We don’t want to act irrationally when faced with problems. Instead, we want to think things through.
As you can see, nearly $1 trillion has flowed into the stock market this year, a sum not matched by any stretch of the imagination!
In the past 25 years combined, this sum of money has not flowed into equities.
Think of it this way: an entire generation of people who have not bought stocks in their adult lives swarmed into the market in one fell swoop.
What do we learn from this?
- The millennials are now part of the system and buying homes and originating mortgages as if the 2008 crisis didn’t scar them like they say it did.
- Record amounts of cash are still on the sidelines.

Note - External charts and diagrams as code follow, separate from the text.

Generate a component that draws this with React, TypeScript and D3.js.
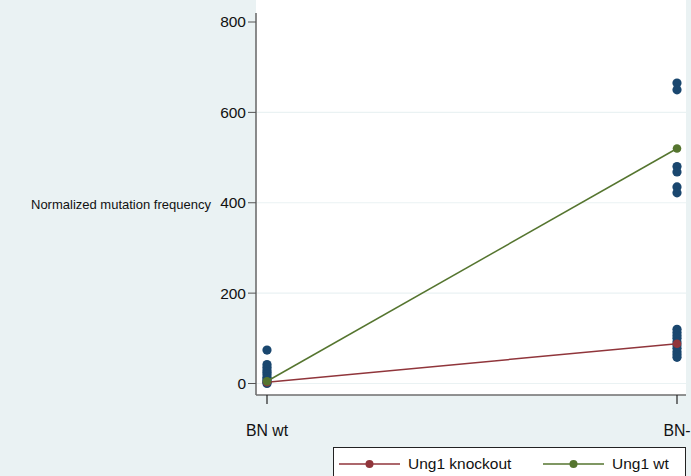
import React from "react";
import * as d3 from "d3";

const categories = ["BN wt", "BN-"];
const yTicks = [0, 200, 400, 600, 800];
const bnWtPoints = [74, 42, 36, 30, 25, 20, 14, 10, 6, 3, 0];
const bnMinusPoints = [665, 650, 480, 468, 435, 422, 120, 113, 106, 100, 92, 85, 78, 70, 64, 58];
const knockoutMeans = [3, 88];
const wtMeans = [5, 520];
const seriesNames = ["Ung1 knockout", "Ung1 wt"];

const W = 691;
const H = 476;
const BG = "#eaf2f3";
const NAVY = "#1a476f";
const RED = "#90353b";
const GREEN = "#55752f";

export default function App() {
  const x = d3.scalePoint<string>().domain(categories).range([267, 677]);
  const y = d3.scaleLinear().domain([0, 800]).range([383.5, 22]);
  const plotL = 256, plotR = 686, plotT = 0, plotB = 395;
  const line = d3.line<number>().x((_, i) => x(categories[i])!).y((d) => y(d));
  const font = "Liberation Sans, Arial, sans-serif";

  return (
    <svg width={W} height={H} style={{ position: "absolute", left: 0, top: 0 }} fontFamily={font}>
      <rect x={0} y={0} width={W} height={H} fill={BG} />
      <rect x={plotL} y={plotT} width={plotR - plotL} height={plotB - plotT} fill="#ffffff" />
      {yTicks.slice(0, 4).map((t) => (
        <line key={"g" + t} x1={plotL} x2={plotR} y1={y(t)} y2={y(t)} stroke={BG} strokeWidth={1.2} />
      ))}
      {/* points */}
      {bnWtPoints.map((v, i) => (
        <circle key={"a" + i} cx={x(categories[0])} cy={y(v)} r={4.6} fill={NAVY} />
      ))}
      {bnMinusPoints.map((v, i) => (
        <circle key={"b" + i} cx={x(categories[1])} cy={y(v)} r={4.6} fill={NAVY} />
      ))}
      {/* mean lines */}
      <path d={line(knockoutMeans)!} fill="none" stroke={RED} strokeWidth={1.5} />
      <path d={line(wtMeans)!} fill="none" stroke={GREEN} strokeWidth={1.5} />
      {knockoutMeans.map((v, i) => (
        <circle key={"r" + i} cx={x(categories[i])} cy={y(v)} r={4.3} fill={RED} />
      ))}
      {wtMeans.map((v, i) => (
        <circle key={"w" + i} cx={x(categories[i])} cy={y(v)} r={4.3} fill={GREEN} />
      ))}
      {/* y axis */}
      <line x1={plotL} x2={plotL} y1={13} y2={plotB} stroke="#6e6e6e" strokeWidth={1.6} />
      {yTicks.map((t) => (
        <g key={"t" + t}>
          <line x1={plotL - 8} x2={plotL} y1={y(t)} y2={y(t)} stroke="#555" strokeWidth={1} />
          <text x={plotL - 10} y={y(t)} dy="0.35em" textAnchor="end" fontSize={15.5} fill="#111">
            {t}
          </text>
        </g>
      ))}
      <text x={31} y={204} dy="0.35em" fontSize={13} fill="#111">
        Normalized mutation frequency
      </text>
      {/* x axis */}
      <line x1={plotL} x2={plotR} y1={plotB} y2={plotB} stroke="#6e6e6e" strokeWidth={1.6} />
      {categories.map((c) => (
        <g key={"x" + c}>
          <line x1={x(c)} x2={x(c)} y1={plotB} y2={plotB + 9} stroke="#222" strokeWidth={1.2} />
          <text x={x(c)} y={430} dy="0.35em" textAnchor="middle" fontSize={15.8} fill="#111">
            {c}
          </text>
        </g>
      ))}
      {/* legend */}
      <rect x={333.5} y={447.5} width={352} height={40} fill="#ffffff" stroke="#222" strokeWidth={1} />
      {[RED, GREEN].map((col, i) => {
        const lx = 339 + i * 204;
        return (
          <g key={"l" + i}>
            <line x1={lx} x2={lx + 61} y1={464} y2={464} stroke={col} strokeWidth={1.5} />
            <circle cx={lx + 30.5} cy={464} r={4} fill={col} />
            <text x={lx + 69} y={464} dy="0.35em" fontSize={15.5} fill="#111">
              {seriesNames[i]}
            </text>
          </g>
        );
      })}
    </svg>
  );
}
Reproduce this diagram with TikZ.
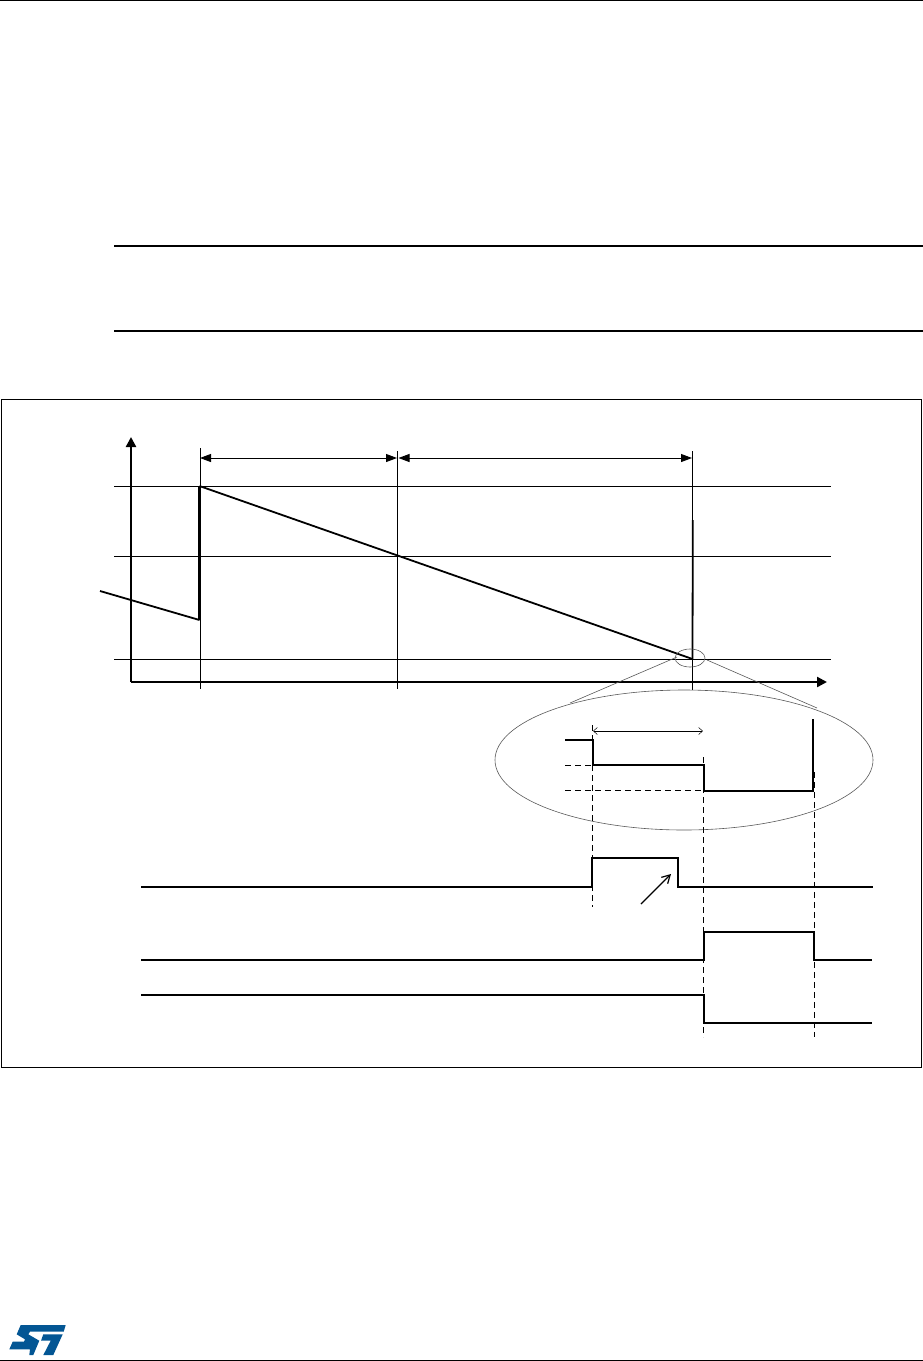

- Student debt loans are being extinguished at a record pace, freeing up more capital.
- Home equity is at record highs.
We need to think about the next few months for markets, so I want to discuss precious metals:
A. Tapering could be off the table (we shall see).
B. Evergrande is a black swan event.
C. Bailouts will definitely be positive for silver.
The path towards higher metal prices is now more doable than just a day or two ago because the FED may utterly shock us in a couple of days, suddenly canceling its plans of tightening or tapering.
Don’t celebrate too early, but I can say with full confidence that if the FED gives us a runway, silver is a deal and a half!
It just hit its support at $22.50 and brushed and toyed with $22.00 flat, so sellers are certainly out, and if there’s a reason to buy, it could be big!